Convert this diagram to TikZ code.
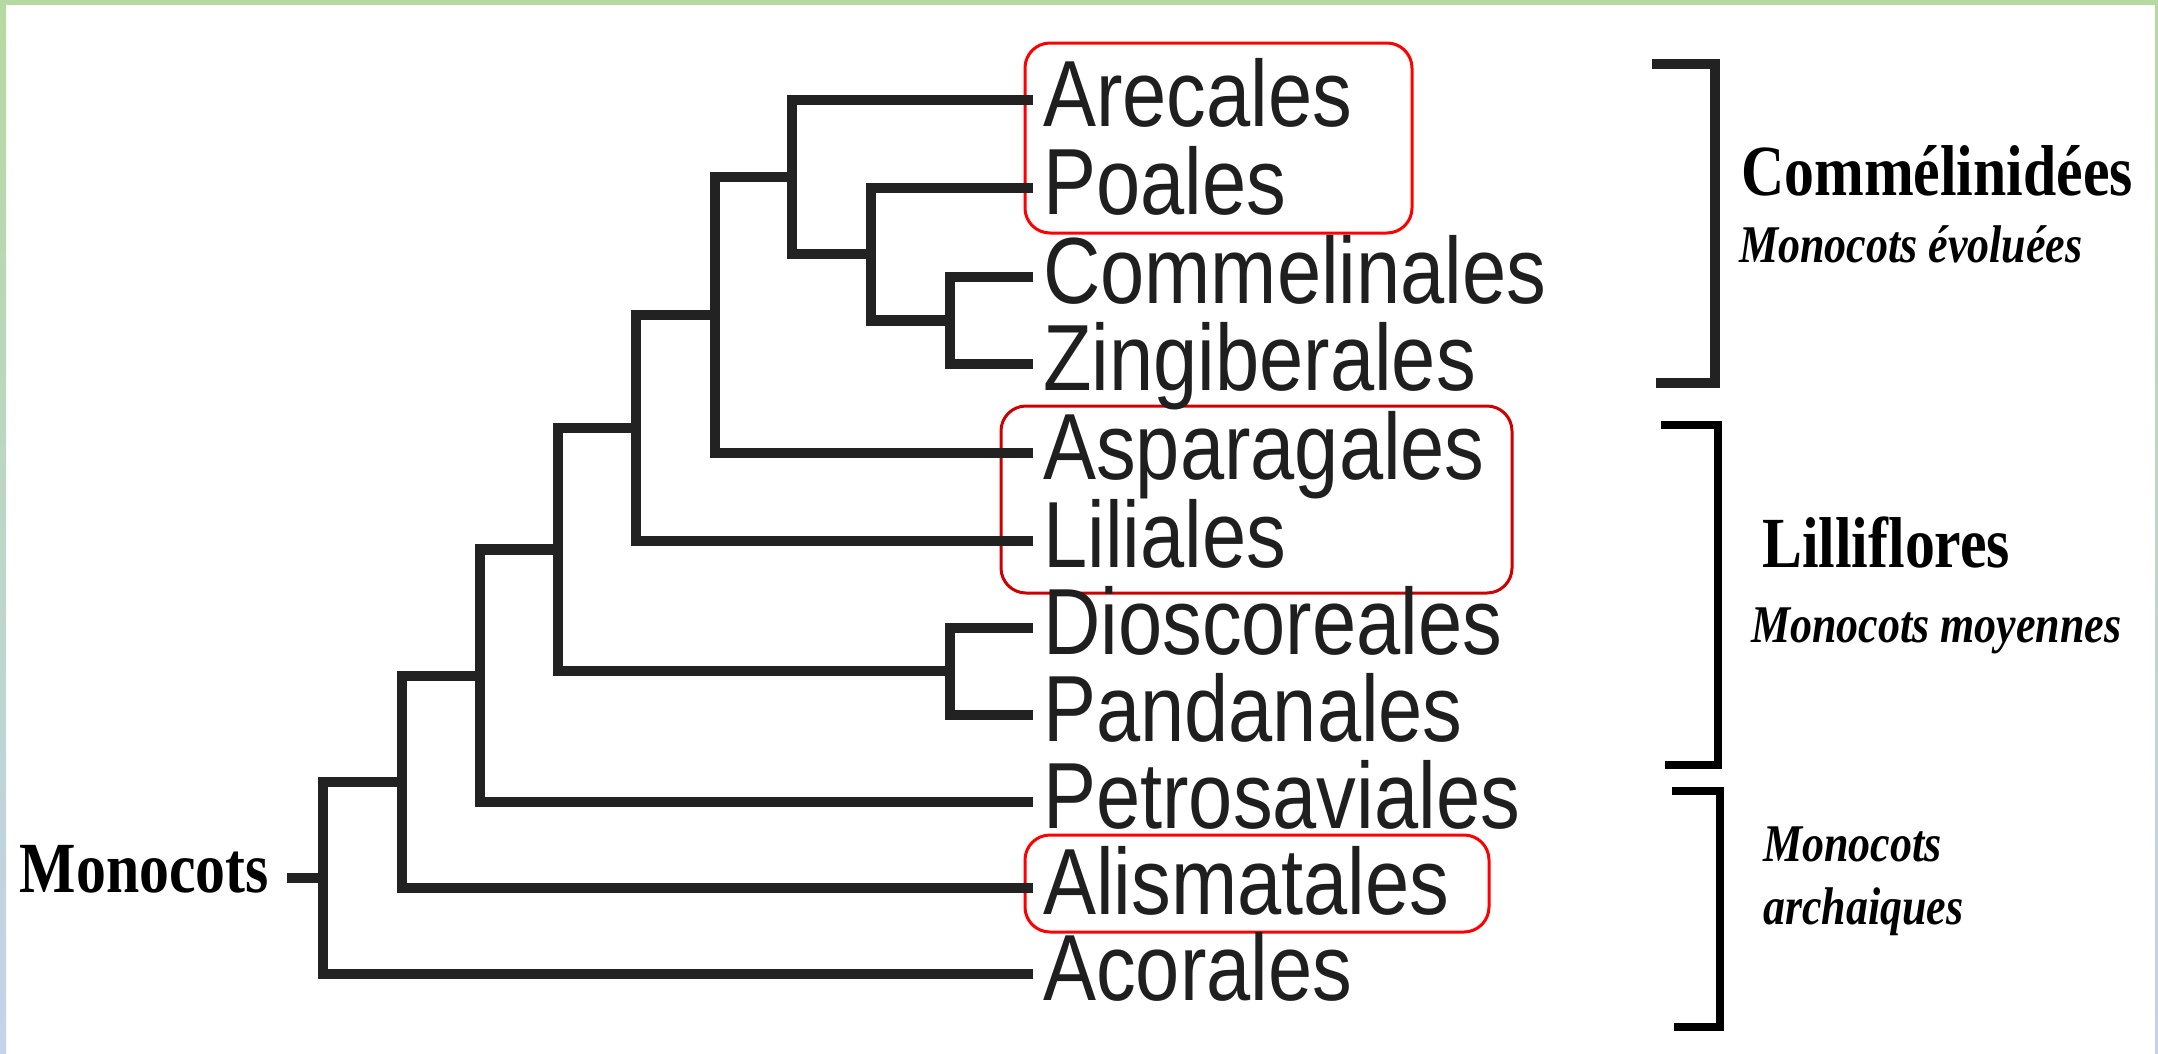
\documentclass[tikz,border=0pt]{standalone}
\usepackage{fontspec}
\newfontfamily\cladefont[FakeStretch=0.845]{Liberation Sans}
\newfontfamily\groupfont[FakeStretch=0.83]{Liberation Serif}
\usetikzlibrary{positioning}
\definecolor{branchgray}{HTML}{222222}
\definecolor{framegreen}{HTML}{B6D9A1}
\definecolor{frameblue}{HTML}{C3D3EA}
\tikzstyle{branch}=[draw=branchgray,line width=10.5pt,line join=miter]
\tikzstyle{leaf}=[anchor=west,inner xsep=10pt,inner ysep=0pt,text height=52pt,text depth=0pt,text=black!88,font=\cladefont\fontsize{94}{100}\selectfont]
\tikzstyle{hilite}=[draw=red,line width=3pt,rounded corners=25pt]
\tikzstyle{bracket}=[draw=branchgray,line width=10pt]
\tikzstyle{group}=[anchor=base west,inner sep=0pt,font=\groupfont\bfseries\fontsize{72}{80}\selectfont]
\tikzstyle{grade}=[anchor=base west,inner sep=0pt,font=\groupfont\bfseries\itshape\fontsize{53}{63}\selectfont]
\newcommand{\drawclades}[1]{
	\foreach \n/\a/\b in {#1}{
		\draw[branch] (\a) -| (\n) |- (\b);
	}
}

\begin{document}
\begin{tikzpicture}[x=1pt,y=-1pt]
\useasboundingbox (0,0) rectangle (2158,1053);
\fill[framegreen] (0,0) rectangle (2158,5);
\shade[top color=framegreen,bottom color=frameblue] (0,0) rectangle (6,1053);
\shade[top color=framegreen,bottom color=frameblue] (2155,0) rectangle (2158,1053);

% highlighted orders
\draw[hilite] (1025,43) rectangle (1412,233);
\draw[hilite,draw=red!80!black] (1001,406) rectangle (1512,593);
\draw[hilite] (1025,835) rectangle (1489,932);

% leaves
\foreach \name/\txt/\y in {are/Arecales/100, poa/Poales/188, com/Commelinales/277, zin/Zingiberales/364, asp/Asparagales/453, lil/Liliales/541, dio/Dioscoreales/628, pan/Pandanales/715, pet/Petrosaviales/802, ali/Alismatales/888, aco/Acorales/974}
	\node[leaf] (\name) at (1033,\y) {\txt};

% inner nodes of the tree
\coordinate (commzing) at (950,320.5);
\coordinate (poacz) at (871,254);
\coordinate (commelinids) at (792,177);
\coordinate (plusasp) at (715,315);
\coordinate (pluslil) at (636,428);
\coordinate (diopan) at (950,671);
\coordinate (lilliflores) at (558,549.5);
\coordinate (pluspet) at (480,676);
\coordinate (plusali) at (402,782);
\coordinate (root) at (323,878);

\drawclades{commzing/com.west/zin.west, poacz/poa.west/commzing, commelinids/are.west/poacz, plusasp/commelinids/asp.west, pluslil/plusasp/lil.west, diopan/dio.west/pan.west, lilliflores/pluslil/diopan, pluspet/lilliflores/pet.west, plusali/pluspet/ali.west, root/plusali/aco.west}

\node[group,anchor=east,inner xsep=18pt,text height=28pt,text depth=0pt] (monocots) at (287,878) {Monocots};
\draw[branch] (monocots.east) -- (root);

% groups on the right
\draw[bracket] (1652,64) -- (1715,64) -- (1715,383) -- (1656,383);
\draw[bracket,draw=black,line width=8pt] (1661,425) -- (1718,425) -- (1718,765) -- (1665,765);
\draw[bracket,draw=black,line width=8pt] (1672,791) -- (1720,791) -- (1720,1027) -- (1674,1027);

\node[group] (commelinidees) at (1741,195) {Commélinidées};
\node[grade] (evoluees) at (1739,262) {Monocots évoluées};
\node[group] (lilliflo) at (1762,567) {Lilliflores};
\node[grade] (moyennes) at (1751,642) {Monocots moyennes};
\node[grade,align=left,anchor=north west] (archaiques) at (1763,827) {Monocots\\archaiques};
\end{tikzpicture}
\end{document}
+ + + + + + +
-- THE TASK --
Reproduce the material above verbatim; omit every picture.

-- SOLUTION FOR THIS PROBLEM --
Convert this diagram to TikZ code.
\documentclass[tikz,border=0pt]{standalone}
\usepackage{fontspec}
\newfontfamily\cladefont[FakeStretch=0.845]{Liberation Sans}
\newfontfamily\groupfont[FakeStretch=0.83]{Liberation Serif}
\usetikzlibrary{positioning}
\definecolor{branchgray}{HTML}{222222}
\definecolor{framegreen}{HTML}{B6D9A1}
\definecolor{frameblue}{HTML}{C3D3EA}
\tikzstyle{branch}=[draw=branchgray,line width=10.5pt,line join=miter]
\tikzstyle{leaf}=[anchor=west,inner xsep=10pt,inner ysep=0pt,text height=52pt,text depth=0pt,text=black!88,font=\cladefont\fontsize{94}{100}\selectfont]
\tikzstyle{hilite}=[draw=red,line width=3pt,rounded corners=25pt]
\tikzstyle{bracket}=[draw=branchgray,line width=10pt]
\tikzstyle{group}=[anchor=base west,inner sep=0pt,font=\groupfont\bfseries\fontsize{72}{80}\selectfont]
\tikzstyle{grade}=[anchor=base west,inner sep=0pt,font=\groupfont\bfseries\itshape\fontsize{53}{63}\selectfont]
\newcommand{\drawclades}[1]{
	\foreach \n/\a/\b in {#1}{
		\draw[branch] (\a) -| (\n) |- (\b);
	}
}

\begin{document}
\begin{tikzpicture}[x=1pt,y=-1pt]
\useasboundingbox (0,0) rectangle (2158,1053);
\fill[framegreen] (0,0) rectangle (2158,5);
\shade[top color=framegreen,bottom color=frameblue] (0,0) rectangle (6,1053);
\shade[top color=framegreen,bottom color=frameblue] (2155,0) rectangle (2158,1053);

% highlighted orders
\draw[hilite] (1025,43) rectangle (1412,233);
\draw[hilite,draw=red!80!black] (1001,406) rectangle (1512,593);
\draw[hilite] (1025,835) rectangle (1489,932);

% leaves
\foreach \name/\txt/\y in {are/Arecales/100, poa/Poales/188, com/Commelinales/277, zin/Zingiberales/364, asp/Asparagales/453, lil/Liliales/541, dio/Dioscoreales/628, pan/Pandanales/715, pet/Petrosaviales/802, ali/Alismatales/888, aco/Acorales/974}
	\node[leaf] (\name) at (1033,\y) {\txt};

% inner nodes of the tree
\coordinate (commzing) at (950,320.5);
\coordinate (poacz) at (871,254);
\coordinate (commelinids) at (792,177);
\coordinate (plusasp) at (715,315);
\coordinate (pluslil) at (636,428);
\coordinate (diopan) at (950,671);
\coordinate (lilliflores) at (558,549.5);
\coordinate (pluspet) at (480,676);
\coordinate (plusali) at (402,782);
\coordinate (root) at (323,878);

\drawclades{commzing/com.west/zin.west, poacz/poa.west/commzing, commelinids/are.west/poacz, plusasp/commelinids/asp.west, pluslil/plusasp/lil.west, diopan/dio.west/pan.west, lilliflores/pluslil/diopan, pluspet/lilliflores/pet.west, plusali/pluspet/ali.west, root/plusali/aco.west}

\node[group,anchor=east,inner xsep=18pt,text height=28pt,text depth=0pt] (monocots) at (287,878) {Monocots};
\draw[branch] (monocots.east) -- (root);

% groups on the right
\draw[bracket] (1652,64) -- (1715,64) -- (1715,383) -- (1656,383);
\draw[bracket,draw=black,line width=8pt] (1661,425) -- (1718,425) -- (1718,765) -- (1665,765);
\draw[bracket,draw=black,line width=8pt] (1672,791) -- (1720,791) -- (1720,1027) -- (1674,1027);

\node[group] (commelinidees) at (1741,195) {Commélinidées};
\node[grade] (evoluees) at (1739,262) {Monocots évoluées};
\node[group] (lilliflo) at (1762,567) {Lilliflores};
\node[grade] (moyennes) at (1751,642) {Monocots moyennes};
\node[grade,align=left,anchor=north west] (archaiques) at (1763,827) {Monocots\\archaiques};
\end{tikzpicture}
\end{document}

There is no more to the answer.